* _Recorded information_
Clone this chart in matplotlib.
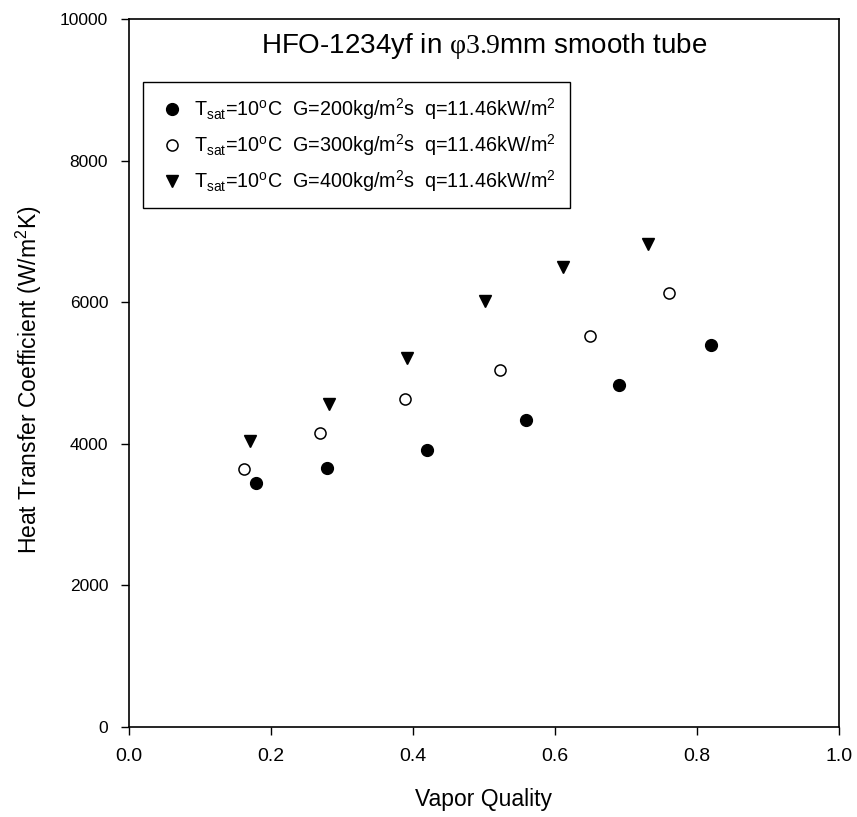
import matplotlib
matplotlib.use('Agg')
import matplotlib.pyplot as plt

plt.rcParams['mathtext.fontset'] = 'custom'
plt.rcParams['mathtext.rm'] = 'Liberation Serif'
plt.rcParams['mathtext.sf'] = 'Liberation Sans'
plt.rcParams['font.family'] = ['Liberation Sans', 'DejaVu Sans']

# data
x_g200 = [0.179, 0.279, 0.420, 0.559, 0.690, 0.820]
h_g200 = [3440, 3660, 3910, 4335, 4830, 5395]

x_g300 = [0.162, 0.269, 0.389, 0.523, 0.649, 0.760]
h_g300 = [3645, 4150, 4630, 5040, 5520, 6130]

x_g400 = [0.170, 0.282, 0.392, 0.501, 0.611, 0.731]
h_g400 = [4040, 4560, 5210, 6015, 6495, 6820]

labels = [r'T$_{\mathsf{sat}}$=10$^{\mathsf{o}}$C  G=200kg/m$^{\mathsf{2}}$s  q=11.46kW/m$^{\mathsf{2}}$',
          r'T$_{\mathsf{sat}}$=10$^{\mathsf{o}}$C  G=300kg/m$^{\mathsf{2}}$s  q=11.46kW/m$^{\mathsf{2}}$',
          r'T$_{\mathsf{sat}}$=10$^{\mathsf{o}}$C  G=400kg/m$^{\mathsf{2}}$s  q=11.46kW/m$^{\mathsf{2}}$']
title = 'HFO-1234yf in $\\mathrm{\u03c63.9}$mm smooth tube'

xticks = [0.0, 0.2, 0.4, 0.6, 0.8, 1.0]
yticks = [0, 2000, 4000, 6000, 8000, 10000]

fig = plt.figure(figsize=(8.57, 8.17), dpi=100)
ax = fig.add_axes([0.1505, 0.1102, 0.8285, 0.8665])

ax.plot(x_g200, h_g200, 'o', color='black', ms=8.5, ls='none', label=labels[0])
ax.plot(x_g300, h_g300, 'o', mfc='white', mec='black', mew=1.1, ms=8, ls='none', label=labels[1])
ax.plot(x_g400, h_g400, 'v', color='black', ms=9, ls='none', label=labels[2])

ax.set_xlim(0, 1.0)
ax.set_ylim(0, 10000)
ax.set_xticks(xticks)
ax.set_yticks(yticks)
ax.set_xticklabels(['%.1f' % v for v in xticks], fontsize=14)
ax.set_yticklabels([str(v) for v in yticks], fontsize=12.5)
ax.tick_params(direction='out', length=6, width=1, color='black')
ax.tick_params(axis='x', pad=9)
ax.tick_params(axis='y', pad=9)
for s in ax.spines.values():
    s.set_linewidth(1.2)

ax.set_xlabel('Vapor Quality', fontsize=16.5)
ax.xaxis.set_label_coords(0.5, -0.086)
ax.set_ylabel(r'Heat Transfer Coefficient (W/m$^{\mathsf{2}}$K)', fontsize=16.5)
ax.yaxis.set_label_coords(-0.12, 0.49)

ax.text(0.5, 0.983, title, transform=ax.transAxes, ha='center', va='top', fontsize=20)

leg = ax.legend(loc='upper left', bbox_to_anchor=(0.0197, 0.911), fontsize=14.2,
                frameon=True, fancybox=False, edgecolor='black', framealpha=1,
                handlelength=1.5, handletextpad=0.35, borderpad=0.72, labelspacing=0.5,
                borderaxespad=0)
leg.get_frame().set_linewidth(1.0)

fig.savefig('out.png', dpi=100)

* _What is required_
Return only the lines running from the top of the data to the line that holds "ax = fig.add_axes([0.1505, 0.1102, 0.8285, 0.8665])". Include both of those lines, but skip the pictures.

* _Exercise solution_
Clone this chart in matplotlib.
import matplotlib
matplotlib.use('Agg')
import matplotlib.pyplot as plt

plt.rcParams['mathtext.fontset'] = 'custom'
plt.rcParams['mathtext.rm'] = 'Liberation Serif'
plt.rcParams['mathtext.sf'] = 'Liberation Sans'
plt.rcParams['font.family'] = ['Liberation Sans', 'DejaVu Sans']

# data
x_g200 = [0.179, 0.279, 0.420, 0.559, 0.690, 0.820]
h_g200 = [3440, 3660, 3910, 4335, 4830, 5395]

x_g300 = [0.162, 0.269, 0.389, 0.523, 0.649, 0.760]
h_g300 = [3645, 4150, 4630, 5040, 5520, 6130]

x_g400 = [0.170, 0.282, 0.392, 0.501, 0.611, 0.731]
h_g400 = [4040, 4560, 5210, 6015, 6495, 6820]

labels = [r'T$_{\mathsf{sat}}$=10$^{\mathsf{o}}$C  G=200kg/m$^{\mathsf{2}}$s  q=11.46kW/m$^{\mathsf{2}}$',
          r'T$_{\mathsf{sat}}$=10$^{\mathsf{o}}$C  G=300kg/m$^{\mathsf{2}}$s  q=11.46kW/m$^{\mathsf{2}}$',
          r'T$_{\mathsf{sat}}$=10$^{\mathsf{o}}$C  G=400kg/m$^{\mathsf{2}}$s  q=11.46kW/m$^{\mathsf{2}}$']
title = 'HFO-1234yf in $\\mathrm{\u03c63.9}$mm smooth tube'

xticks = [0.0, 0.2, 0.4, 0.6, 0.8, 1.0]
yticks = [0, 2000, 4000, 6000, 8000, 10000]

fig = plt.figure(figsize=(8.57, 8.17), dpi=100)
ax = fig.add_axes([0.1505, 0.1102, 0.8285, 0.8665])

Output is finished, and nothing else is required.